Nonlinear Relationship: The points follow a curved pattern (U-shape, exponential, etc.). Examples: Car value over time (quick drop initially, then slower), population growth (exponential curve).
7. Outliers
An outlier is a point that falls far away from the general pattern of the data. Outliers can affect the correlation and the line of best fit.
Example: In a study of study time vs test scores, a student who studied 10 hours but scored 30% would be an outlier.
Outlier Questions to Ask: Is this a data entry error? Is there a special explanation for this point? Should it be included in analysis?
8. Line of Best Fit (Trend Line)
The line of best fit is a straight line that best represents the data on a scatter plot.

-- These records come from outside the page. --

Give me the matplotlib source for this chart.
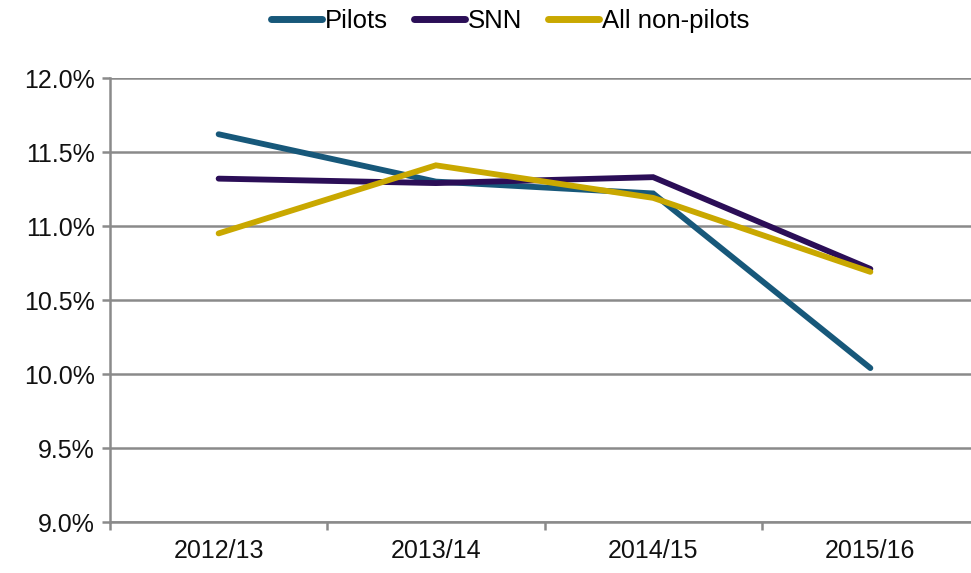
import matplotlib
matplotlib.use("Agg")
import matplotlib.pyplot as plt
from matplotlib.ticker import FuncFormatter, FixedLocator, NullFormatter

plt.rcParams['font.family'] = ['Liberation Sans Narrow', 'Liberation Sans', 'DejaVu Sans']

categories = ["2012/13", "2013/14", "2014/15", "2015/16"]
pilots = [11.62, 11.30, 11.22, 10.04]
snn = [11.32, 11.29, 11.33, 10.71]
non_pilots = [10.95, 11.41, 11.19, 10.69]
series_names = ["Pilots", "SNN", "All non-pilots"]
colors = ["#17587A", "#2B0E57", "#C9A800"]
y_ticks = [9.0, 9.5, 10.0, 10.5, 11.0, 11.5, 12.0]

fig = plt.figure(figsize=(9.71, 5.73), dpi=100)
ax = fig.add_axes([110/971, 1-522/573, (979-110)/971, (522-78)/573])

x = list(range(len(categories)))
for vals, name, c in zip([pilots, snn, non_pilots], series_names, colors):
    ax.plot(x, vals, color=c, lw=4.2, label=name, solid_capstyle='round', solid_joinstyle='miter', zorder=3)

ax.set_xlim(-0.5, len(categories) - 0.5)
ax.set_ylim(9.0, 12.0)
ax.set_yticks(y_ticks)
ax.yaxis.set_major_formatter(FuncFormatter(lambda v, p: f"{v:.1f}%"))
ax.grid(axis='y', color='#8a8a8a', lw=1.8, zorder=1)
ax.set_axisbelow(True)

ax.xaxis.set_major_locator(FixedLocator([-0.5, 0.5, 1.5, 2.5]))
ax.xaxis.set_major_formatter(NullFormatter())
ax.xaxis.set_minor_locator(FixedLocator(x))
ax.set_xticklabels(categories, minor=True)
ax.tick_params(axis='x', which='major', length=6, width=1.8, color='#8a8a8a')
ax.tick_params(axis='x', which='minor', length=0, pad=12, labelsize=18, labelcolor='#111111')
ax.tick_params(axis='y', length=6, width=1.8, color='#8a8a8a', labelsize=18, labelcolor='#111111', pad=5)

for s in ['top', 'right']:
    ax.spines[s].set_visible(False)
for s in ['left', 'bottom']:
    ax.spines[s].set_color('#8a8a8a')
    ax.spines[s].set_linewidth(1.8)

leg = fig.legend(loc='center', bbox_to_anchor=(510/971, 1-21/573), ncol=3, frameon=False,
                 fontsize=18.5, handlelength=2.0, handletextpad=0.1, columnspacing=1.0)
for h in leg.get_lines():
    h.set_linewidth(5)
    h.set_solid_capstyle('round')

fig.savefig("out.png", dpi=100)
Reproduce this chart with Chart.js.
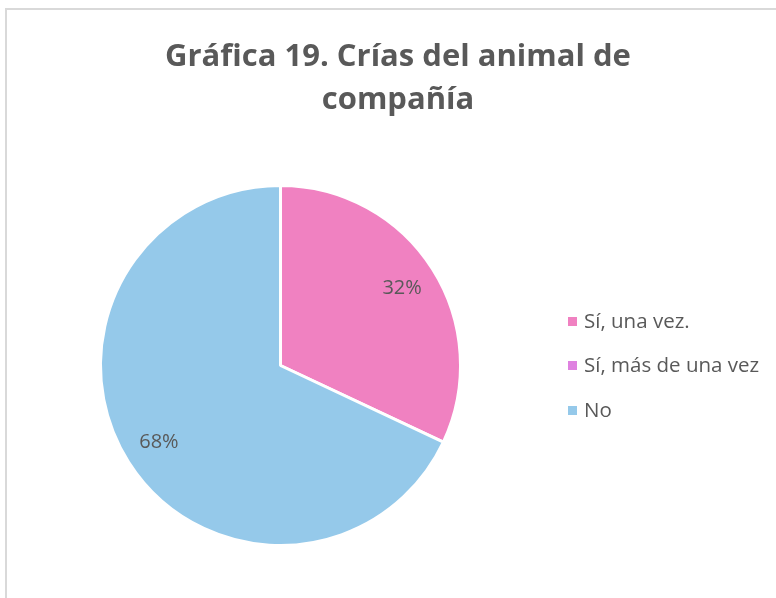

It shows the general trend and can be used to make predictions.
Properties of a Good Trend Line:
- It should have roughly the same number of points above and below it
- It follows the overall direction of the points (positive or negative slope)
- It minimizes the distance from all points to the line
Using the Line of Best Fit for Prediction:
Interpolation: Predicting a y-value for an x-value within the range of the data (more reliable)
Extrapolation: Predicting a y-value for an x-value outside the range of the data (less reliable, can be risky)
Solved Examples
Example 1 – Identifying Correlation:
A scatter plot shows the following points: (1,2), (2,4), (3,6), (4,8), (5,10). What type of correlation does this show?
Solution: As x increases, y increases steadily. The points form a straight line upward.
Answer: Strong positive correlation
Example 2 – Identifying Correlation:
Points: (1,10), (2,8), (3,6), (4,4), (5,2). What type of correlation is this?
Solution: As x increases, y decreases steadily. Points go downward.
Answer: Strong negative correlation
Example 3 – Identifying No Correlation:
Points: (1,5), (2,8), (3,4), (4,9), (5,6). What type of correlation is this?
Solution: As x increases, y sometimes goes up, sometimes down. No clear pattern.
Answer: No correlation
Example 4 – Interpreting a Trend Line:
The line of best fit for study time (x hours) vs test score (y points) is y = 7x + 60. What score would a student who studied for 4 hours be predicted to get?
Solution: y = 7(4) + 60 = 28 + 60 = 88
Answer: 88 points
Common Mistakes to Avoid
Mistake 1 – Confusing independent and dependent variables
Putting the dependent variable on the x-axis makes the scatter plot hard to interpret.
Correct understanding: Independent variable on x-axis (cause), dependent on y-axis (effect).
Mistake 2 – Assuming correlation means causation
Just because two variables are correlated does not mean one causes the other.
Correct understanding: There may be a third hidden variable causing both.
Mistake 3 – Ignoring outliers
Outliers can distort the perceived correlation.
Correct understanding: Identify outliers and consider whether they should be included.
Mistake 4 – Using too small or inappropriate scales
A bad scale can make the pattern hard to see or make weak correlation look strong.
Correct understanding: Choose scales that spread the data out nicely.
Mistake 5 – Extrapolating too far outside the data range
Predicting far beyond the data is unreliable.
Correct understanding: Predictions are most reliable within the range of the data.
Mistake 6 – Drawing a line of best fit by eye incorrectly
The line should have roughly equal points above and below, not just connect the first and last points.
Correct understanding: The line should follow the overall trend, not extreme points.
Quick Reference Summary
Bivariate Data: Two variables measured for the same subjects
Scatter Plot: Graph showing relationship between two variables
Independent Variable (x): The predictor or cause
Dependent Variable (y): The outcome or effect
Positive Correlation: x increases, y increases (slope positive)
Negative Correlation: x increases, y decreases (slope negative)
No Correlation: No clear pattern between x and y
Outlier: Point far from the general pattern
Line of Best Fit: Straight line that best represents the trend
Interpolation: Prediction within the data range (reliable)
Extrapolation: Prediction outside the data range (risky)
Remember: Correlation does NOT imply causation.